Blog posts on the concept of "bias"

Blog posts about known cognitive biases

  • Scope Insensitivity - The human brain can't represent large quantities: an environmental measure that will save 200,000 birds doesn't conjure anywhere near a hundred times the emotional impact and willingness-to-pay of a measure that would save 2,000 birds.
  • Correspondence Bias, also known as the fundamental attribution error, refers to the tendency to attribute the behavior of others to intrinsic dispositions, while excusing one's own behavior as the result of circumstance.
  • Confirmation bias, or Positive Bias is the tendency to look for evidence that confirms a hypothesis, rather than disconfirming evidence.
  • Hindsight Bias describes the tendency to seem much more likely in hindsight than could have been predicted beforehand.
  • Planning Fallacy - We tend to plan envisioning that everything will go as expected. Even assuming that such an estimate is accurate conditional on everything going as expected, things will not go as expected. As a result, we routinely see outcomes worse then the ex ante worst case scenario.
  • Conjunction Fallacy - Elementary probability theory tells us that the probability of one thing (we write P(A)) is necessarily greater than or equal to the conjunction of that thing and another thing (write P(A&B)). However, in the psychology lab, subjects' judgments do not conform to this rule. This is not an isolated artifact of a particular study design. Debiasing won't be as simple as practicing specific questions, it requires certain general habits of thought.
  • We Change Our Minds Less Often Than We Think - we all change our minds occasionally, but we don't constantly, honestly reevaluate every decision and course of action. Once you think you believe something, the chances are good that you already do, for better or worse.
  • Priming and Contamination - Even slight exposure to a stimulus is enough to change the outcome of a decision or estimate. See also Never Leave Your Room by Yvain, and Cached Selves by Salamon and Rayhawk.
  • Do We Believe Everything We're Told? - Some experiments on priming suggest that mere exposure to a view is enough to get one to passively accept it, at least until it is specifically rejected.
  • Illusion of Transparency - Everyone knows what their own words mean, but experiments have confirmed that we systematically overestimate how much sense we are making to others.
  • Self-Anchoring - Related to contamination and the illusion of transparancy, we "anchor" on our own experience and underadjust when trying to understand others.

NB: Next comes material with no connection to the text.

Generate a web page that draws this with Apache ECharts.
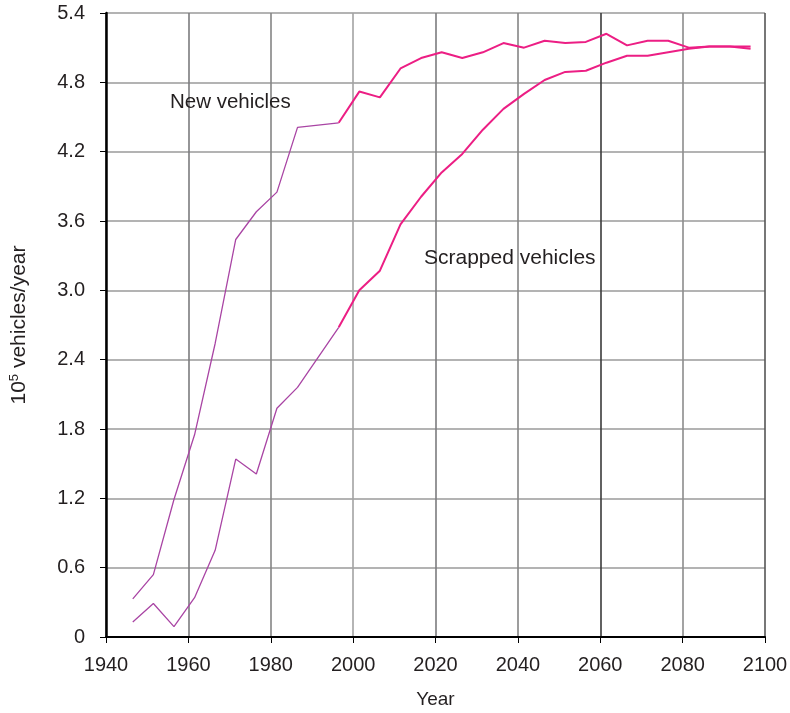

  • Affect Heuristic - Positive and negative emotional impressions exert a greater effect on many decisions than does rational analysis.
  • Evaluability - It's difficult for humans to evaluate an option except in comparison to other options. Poor decisions result when a poor category for comparison is used. Includes an application for cheap gift-shopping.
  • Unbounded Scales, Huge Jury Awards, and Futurism - Without a metric for comparison, estimates of, e.g., what sorts of punative damages should be awarded, or when some future advance will happen, vary widely simply due to the lack of a scale.
  • The Halo Effect - Positive qualities seem to correlate with each other, whether or not they actually do.
  • Asch's Conformity Experiment - The unanimous agreement of surrounding others can make subjects disbelieve (or at least, fail to report) what's right before their eyes. The addition of just one dissenter is enough to dramatically reduce the rates of improper conformity.
  • The Allais Paradox (and subsequent followups) - Offered choices between gambles, people make decision-theoretically inconsistent decisions.